SPD-Fraktionschef Claus Schmiedel Foto: dpa

Die "Gutachtenaffäre" und ihre Folgen: Jetzt will SPD-Franktionschef Schmiedel den U-Ausschuss zu den NSU-Morden, gegen den sich seine Partei zunächst wehrte.

Stuttgart - Im baden-württembergischen Landtag soll nun doch ein Untersuchungsausschuss die NSU-Morde aufarbeiten. SPD-Fraktionschef Claus Schmiedel sagte am Freitag in Stuttgart, seine Fraktion werde so ein Gremium beantragen. Der grüne Koalitionspartner hatte ohnehin einen U-Ausschuss befürwortet, war aber lange auf den Widerstand der SPD gestoßen. Schmiedel begründete das Umschwenken seiner Fraktion damit, dass die Enquete-Kommission, die sich derzeit im Landtag mit den NSU-Morden beschäftigt, in keiner guten Verfassung sei und eine Pause brauche. Die Enquete hatte sich in Streitereien verloren.

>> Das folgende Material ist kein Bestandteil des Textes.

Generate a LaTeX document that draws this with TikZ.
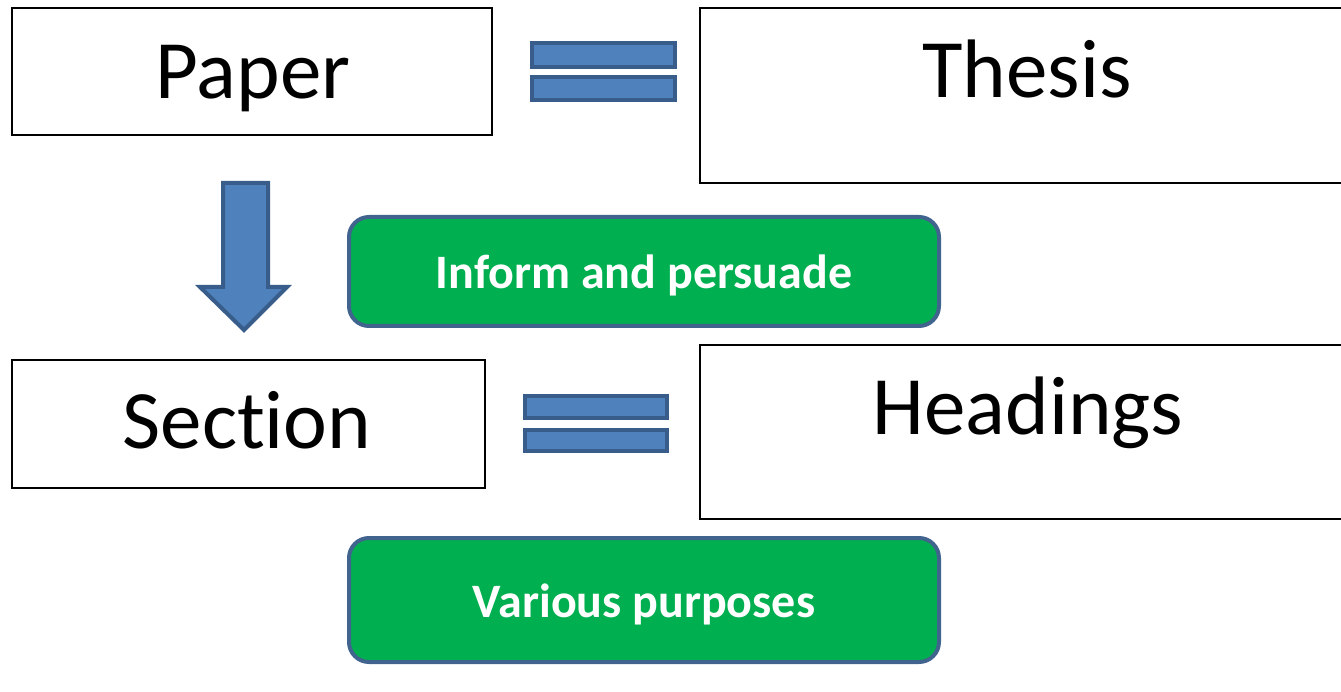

Nach dem Rücktritt des Grünen-Politikers Willi Halder am Mittwoch hatte die CDU-Fraktion am Donnerstag angekündigt, zunächst nicht weiter in dem Gremium mitarbeiten zu wollen. CDU-Obmann Matthias Pröfrock sagte, erst müssten Vorwürfe gegen grüne Politiker aufgeklärt werden. Pröfrock forderte Grünen-Obmann Daniel Lede Abal auf, sich aus der Enquete zurückzuziehen. Dafür sprachen sich auch FDP-Fraktionschef Hans-Ulrich Rülke und FDP-Rechtsexperte Ulrich Goll aus.

Hintergrund der Streitereien ist die sogenannte „Grünen-Gutachtenaffäre“: Die Stuttgarter Nachrichten hatten recherchiert, dass der bisherige Kommissionvorsitzende Halder bei der Landtagsverwaltung ein Gutachten in Auftrag gegeben hatte. In dem sollte geklärt werden, wer vor dem Gremium überhaupt aussagen darf. Als das Gutachten vorlag, leitete Halder es an Lede Abal, Grünen-Parlamentsgeschäftsführer Uli Sckerl und eine Fraktionsmitarbeiterin weiter, bevor es die übrigen Enquete-Mitarbeiter bekamen. Als Lede-Abal am vergangenen Montag damit konfrontiert wurde, die Expertise bereits vor allen anderen Kommissionmitgliedern zu kennen, leugnete er dies. Für seine falsche Angabe entschuldigte er sich am Mittwochabend schriftlich bei den Enquete-Mitgliedern. Halder stritt vehement ab, die Stellungnahme überhaupt weitergegeben zu haben.

Nach Recherchen der Stuttgarter Nachrichten hatte der Parlamentarische Geschäftsführer der Grünen-Fraktion eine Juristin der Fraktion beauftragt, das ihm ungerechtfertigt ausgehändigte Gutachten in Vermerken zu bewerten. Grünen-Sprecher Benjamin Hechler räumte ein, dass diese Vermerke für den Fraktionsvorstand vorgesehen gewesen waren. Allerdings sei dann entschieden worden, weder das Gutachten noch das Gutachten dem Vorstand zugänglich zu machen.